Jonathan Zalar: Yeah. And there’s, having a good relationship is also key too, because there were many times where I had to call up one of the really big customers and be like, Hey, can we go instrument a turban or can we go collect some samples? Can we go do this? And that relationship is really important, but also that speeds up the process especially if it’s not a one off.
Allen Hall: Okay, that makes sense then. Yeah, because if it’s engineering collaboration, things tend to go faster. Because it’s an understanding we’re all trying to solve a problem. Let engineers alone solve a problem, they’ll pretty much go off and do it relatively quickly. People, a bunch of insurance people or management people on top of that, it tends to slow it down.
Jonathan Zalar: Every time.
Allen Hall: Yeah, and that’s a good point. If you’re an operator, that’s one of the things to remember is look, you’re paying these people for a reason, let them go do their job, just make sure it’s moving. And that’s it right there. You want to get to the fastest answer that way, instead of trying to interject a bunch of politics into it.
Joel Saxum: If you’re an operator and you run into one of these issues and you’re not sure where to turn, call IWTG Consulting. They’ve got the expertise, Jonathan?
Jonathan Zalar: It’s a fun thing to do. You really are an investigator, right? You get to go solve a problem. It’s one of the funnier jobs I’ve had.
I really enjoy doing it.
Joel Saxum: You’re doing puzzles, but at a grand scale.
Jonathan Zalar: If you get happy when something breaks at home, I’m that type of person. I’m like, yes, something broke.
Allen Hall: So what does the end product look like after all this? Is it just a report? Is it a meeting? Is it a report and a series of meetings?
What happens at the end? When you say, we know what this is it’s this one off turbine issue. Here’s what happened. Here’s how we do to prevent it going forward. What is that? What does that closeout look like?
Jonathan Zalar: The closeout with the customer, it, it’s going to be a meeting, it’s going to be, a presentation of some sort, and sometimes it’s a report depending on who they are, but, and it’s going to be like, does it, more does everyone agree this is what it was, and nine times out of ten, by the time you’ve through everything, everyone agrees.
Allen Hall: You hear from the field that there’s complaints that the OEM and the operator just don’t agree. Really? I think politically they may not agree, but engineering wise they probably do agree. Usually the financial part they never agree on. Engineering wise though, it does seem like there’s an agreement.
Typically, right?
Jonathan Zalar: Not always day one, but usually by, midway through to the end mostly both teams have a good idea where it’s heading, right? There’s gonna be some one offs that it’s just no one knows. Like that, that will happen, but that’d be really rare. But I don’t remember many that says I know it’s this.

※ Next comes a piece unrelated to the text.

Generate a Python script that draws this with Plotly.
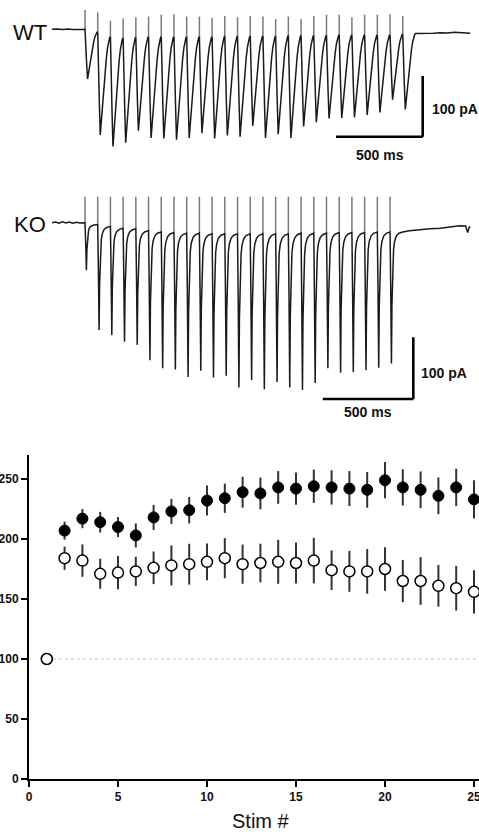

And someone else says, I know it’s that usually there’s enough smart people that have looked at enough data that they can convince one or the other that they’re more likely.
Joel Saxum: Yeah. And like you said, Allen, that’s on the engineering side, right? What ends up muddying the water there is when you get an insurance company and then they grab a lawyer and then there’s arbitration and there’s all this, and people are sitting there but who’s on the hook for the four million bucks and that kind of stuff, right? That’s where it gets lost sometimes.
Allen Hall: That’s good though, that the OEMs are trying to keep the engineers separate from that discussion, because you, at the end of the day It’s all about operating and producing power if you get tangled up in all the money part of it up front, it’ll never come to a solution and I’m glad that at least, GE side that they’re working the engineering solution, which makes sense that GE is an engineering company and that all makes sense to me. And this is where IWTG comes into the play, right?
That if you’re an OEM You have your team. If you’re an operator, you don’t have everybody you probably need, and especially some of those mid tier operators. Even the large operators don’t have all the experience with a particular turbine type because there’s just things you just don’t know, right?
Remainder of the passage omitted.